Esse livro mexeu comigo. E o mais louco é que eu não vi isso acontecer, até que, em determinado momento, me vejo indignada com os acontecimentos da trama. Eu gosto muito e sempre fico envolvida com livros que abordam questões da maternidade, mas esse livro me pegou de uma maneira diferente. Ao trabalhar a perfeição materna, o livro mexe num ponto crucial da maternidade: o ideal da boa mãe.
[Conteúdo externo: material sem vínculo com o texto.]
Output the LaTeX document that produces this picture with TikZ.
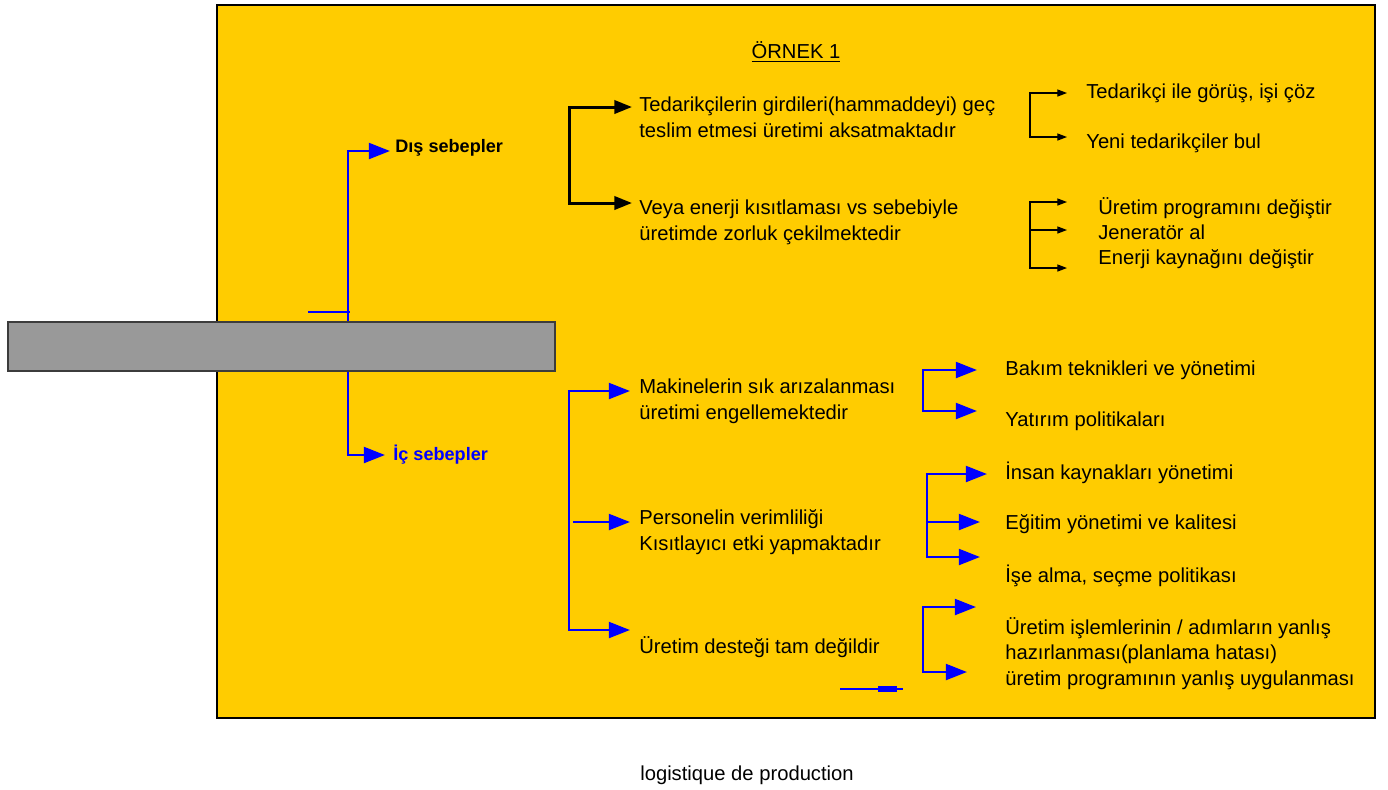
\documentclass[tikz,border=0pt]{standalone}
\usepackage{fontspec}
\setmainfont{Liberation Sans}
\usepackage{xcolor}
\definecolor{ornekyellow}{RGB}{255, 204, 0}
\definecolor{bargrey}{RGB}{153, 153, 153}
\definecolor{bardark}{RGB}{60, 60, 60}
\usetikzlibrary{
  arrows.meta,
  calc
}

\begin{document}
\begin{tikzpicture}[x=0.02cm, y=-0.02cm,
  txt/.style={anchor=west, inner sep=0pt, align=left, font=\fontsize{11.5}{14.7}\selectfont},
  head/.style={anchor=west, inner sep=0pt, font=\fontsize{10.3}{12}\selectfont\bfseries},
  bluebr/.style={draw=blue, line width=1.5pt, >={Triangle[length=12pt, width=9pt]}},
  blkbr/.style={draw=black, line width=1.7pt, >={Triangle[length=10pt, width=7.5pt]}},
  thinbr/.style={draw=black, line width=0.7pt, >={Triangle[length=5.5pt, width=4pt]}}]

  \useasboundingbox (0,0) rectangle (1388,789);

  % yellow frame
  \draw[line width=1.6pt, fill=ornekyellow] (217,5) rectangle (1375,718);
  \node[txt, anchor=center] (title) at (796,52) {\underline{ÖRNEK 1}};

  % DIS / IC sebepler - left branch
  \node[head] (dis) at (395,148) {Dış sebepler};
  \node[head, text=blue] (ic) at (393,455) {İç sebepler};
  \draw[bluebr, <->] ($(dis.west)+(-5,3)$) -- ++(-42,0) |- ($(ic.west)+(-8,0)$);
  \draw[blue, line width=1.5pt] (308,312) -- (350,312);

  % grey bar over the spine
  \draw[draw=bardark, line width=0.6pt, fill=bargrey] (8,322) rectangle (555,371);

  % dis sebepler - black bracket
  \node[txt] (t1) at (639,117) {Tedarikçilerin girdileri(hammaddeyi) geç\\teslim etmesi üretimi aksatmaktadır};
  \node[txt] (t2) at (639,222) {Veya enerji kısıtlaması vs sebebiyle\\üretimde zorluk çekilmektedir};
  \draw[blkbr, <->] ($(t1.west)+(-7,-10)$) -- ++(-63,0) |- ($(t2.west)+(-7,-19)$);

  \node[txt] (r1) at (1086,93) {Tedarikçi ile görüş, işi çöz};
  \node[txt] (r2) at (1086,143) {Yeni tedarikçiler bul};
  \draw[thinbr, <->] ($(r1.west)+(-19,0)$) -- ++(-37,0) |- ($(r2.west)+(-19,-6)$);

  \node[txt] (r3) at (1098,208) {Üretim programını değiştir};
  \node[txt] (r4) at (1098,232) {Jeneratör al};
  \node[txt] (r5) at (1098,259) {Enerji kaynağını değiştir};
  \draw[thinbr, <->] ($(r3.west)+(-31,-6)$) -- ++(-37,0) |- ($(r5.west)+(-31,9)$);
  \draw[thinbr, ->] ($(r4.west)+(-68,-2)$) -- ++(37,0);

  % ic sebepler - blue bracket
  \node[txt] (m1) at (639,401) {Makinelerin sık arızalanması\\üretimi engellemektedir};
  \node[txt] (m2) at (639,532) {Personelin verimliliği\\Kısıtlayıcı etki yapmaktadır};
  \node[txt] (m3) at (639,647) {Üretim desteği tam değildir};
  \draw[bluebr, <->] ($(m1.west)+(-9,-10)$) -- ++(-61,0) |- ($(m3.west)+(-9,-17)$);
  \draw[bluebr, ->] ($(m2.west)+(-66,-10)$) -- ++(57,0);

  \node[txt] (s1) at (1005,370) {Bakım teknikleri ve yönetimi};
  \node[txt] (s2) at (1005,421) {Yatırım politikaları};
  \draw[bluebr, <->] ($(s1.west)+(-28,0)$) -- ++(-54,0) |- ($(s2.west)+(-28,-10)$);

  \node[txt] (s3) at (1005,473) {İnsan kaynakları yönetimi};
  \node[txt] (s4) at (1005,524) {Eğitim yönetimi ve kalitesi};
  \node[txt] (s5) at (1005,576) {İşe alma, seçme politikası};
  \draw[bluebr, <->] ($(s3.west)+(-18,1)$) -- ++(-60,0) |- ($(s5.west)+(-25,-19)$);
  \draw[bluebr, ->] ($(s4.west)+(-78,-2)$) -- ++(53,0);

  \node[txt] (s6) at (1005,653.5) {Üretim işlemlerinin / adımların yanlış\\hazırlanması(planlama hatası)\\üretim programının yanlış uygulanması};
  \draw[bluebr, <->] ($(s6.west)+(-29,-46.5)$) -- ++(-53,0) |- ($(s6.west)+(-38,18.5)$);

  % stray arrow
  \draw[blue, line width=1pt] (840,689) -- (903,689);
  \fill[blue] (878,686) rectangle (897,692);

  % caption
  \node[txt, anchor=center] (cap) at (747,775) {logistique de production};

\end{tikzpicture}
\end{document}
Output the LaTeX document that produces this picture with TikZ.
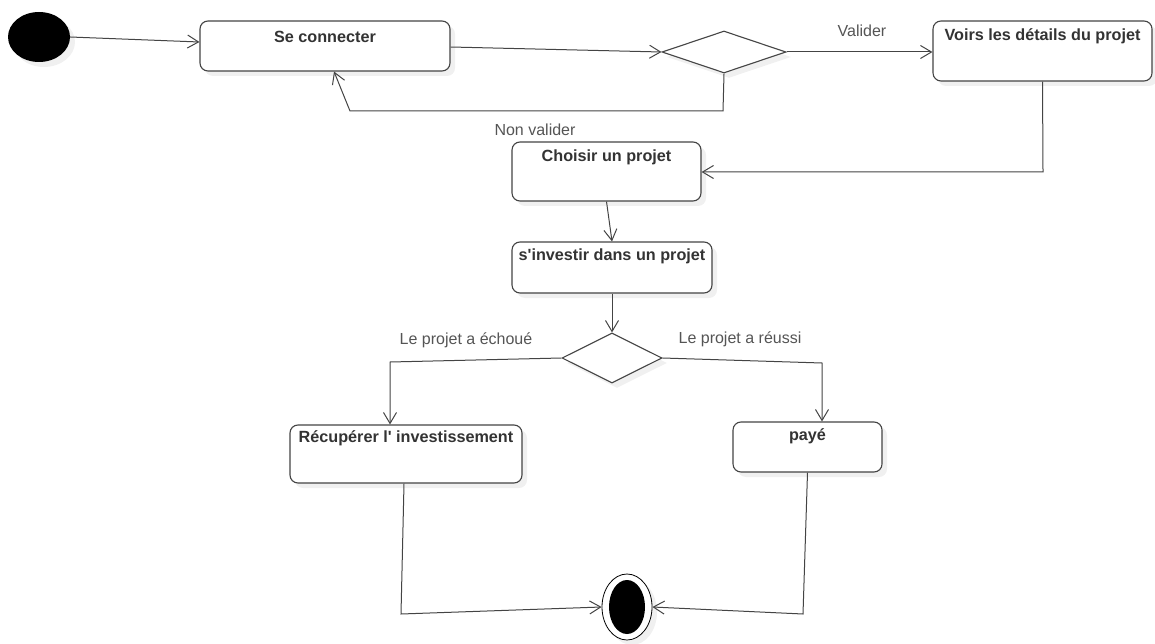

O fato da autora trabalhar esses pontos através de uma distopia é perfeito. Eu achei muito interessante o fato de ter um órgão regulador, claro já que, na realidade, já temos o conselho tutelar, mas aqui isso se dá de forma mais intensa e a fiscalização é maior. Por coincidência, Frida foi mãe e teve um momento de fragilidade, logo quando esse órgão está implementando um novo sistema, uma escola que ensina os pais a serem bons pais. Isso por si só já é uma ideia bem bizarra.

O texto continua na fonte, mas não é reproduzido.